The worksheets submitted to the trial judge and before us show how the County Council arrived at the assessment which it called a "composite cost." It must be borne in mind that in the case of new construction the entire cost of grading, drainage structures, curbs and gutters, sidewalks, returns of curbs, sidewalk and driveway entrances, and paving for the full width were to be taken into consideration while for reconstruction the items to be considered were only curbs and gutters, sidewalks, returns of curbs, sidewalk and driveway entrances, and two-thirds of the cost of paving a twenty-six foot road. This was one project. Both new construction and reconstruction were included in it. Under new construction the County Council listed each of the expenses which could be assessed for new construction. This came to a total cost of $203,845.28. Under reconstruction but three items appeared, $19,738.16 for the cost of curbs and gutters, identical with a like sum appearing under new construction, and $12,581.66 and $7,863.54 for bituminous concrete, being portions of the items of $30,779.24 and $17,380.93 for such paving, respectively, appearing under new construction. This was the adjustment for two-thirds of the cost of paving a twenty-six foot road. The figure thus produced for reconstruction was $40,183.36. In each instance the total project charges which could be assessed to property owners were divided by 7,727.4, the number of assessable linear feet in the entire project, thus producing $26.3795429 per foot as the composite cost of new construction and $5.2011388 as the composite cost of reconstruction. The number of feet of new construction owned by the Summers, 497.4 feet, times this new construction cost equals $13,121.18, the new construction cost assessed by the County Council against the land of the Summers. There was no contest relative to the other items in the assessment. It should be noted that the entire cost of the project was $301,507.42 of which but $92,277.58 was assessed against abutting property owners. The county taxpayers bore the cost of the remainder.
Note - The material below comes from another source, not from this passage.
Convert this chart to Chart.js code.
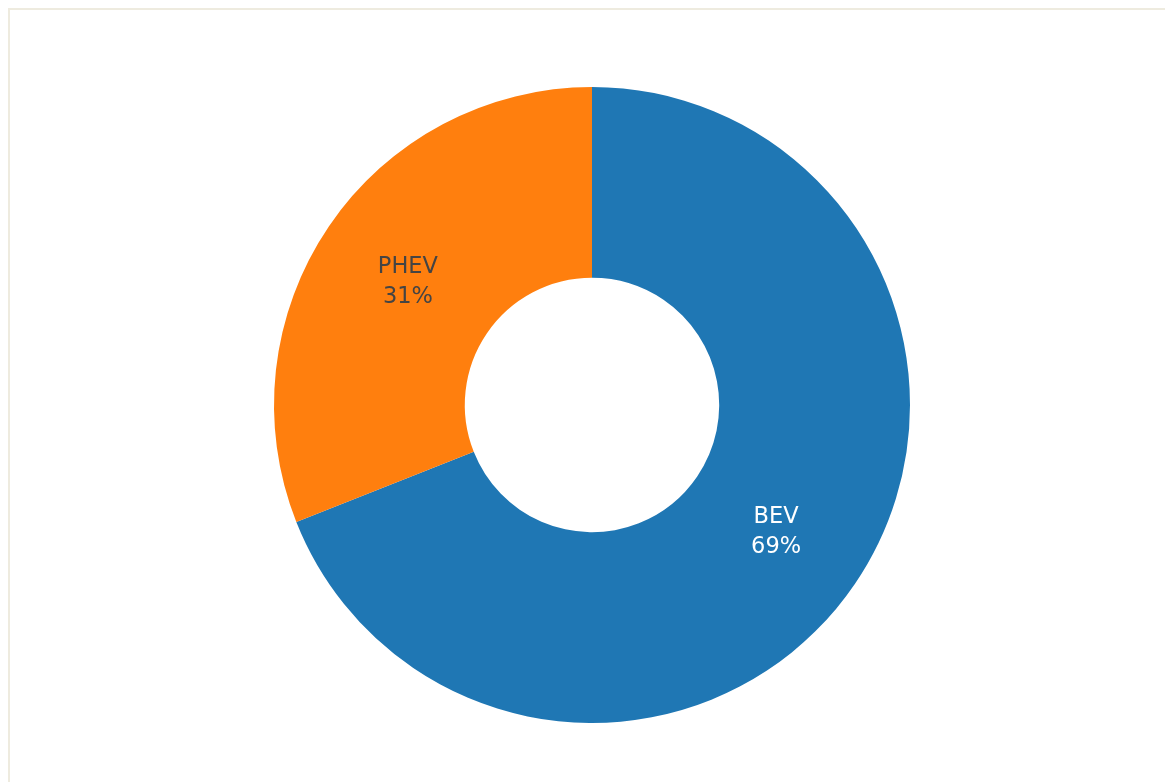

We have painstakingly verified the mathematical computations of the engineers for Montgomery County and find no error in those computations, in the reasoning upon which they were based, or in the applicability of those computations under the Montgomery County Code to the land of the Summers. We reiterate what Judge Prescott said for the Court in Leonardo v. County Comm., 214 Md. 287, 134 A.2d 284 (1957), cert. denied, 355 U.S. 906 (1957), reh. denied, 355 U.S. 967 (1958), quoted by us in Milestone v. Wash. Sub. San. Comm'n, 256 Md. 245, 254-55, 260 A.2d 43 (1969):
"The mode of assessment is a legislative question, subject to constitutional limitations. The mode may be committed to municipal authorities and the general rule is that the exercise of their discretion therein, if made according to a definite and just plan, will not be reviewed by the courts where neither fraud nor mistake appears. [14] McQuillin, [ Municipal Corporations], § 38.111 [(3rd Ed.)]." Id. at 307.
Cf. Somerset County Sanit. v. Chamberlin, 254 Md. 630, 255 A.2d 290 (1969). Accordingly, the trial judge erred and the assessment must be reinstated.
Order vacated and case remanded for entry of an order affirming the original assessment by the Montgomery County Council; costs to be paid by the appellees.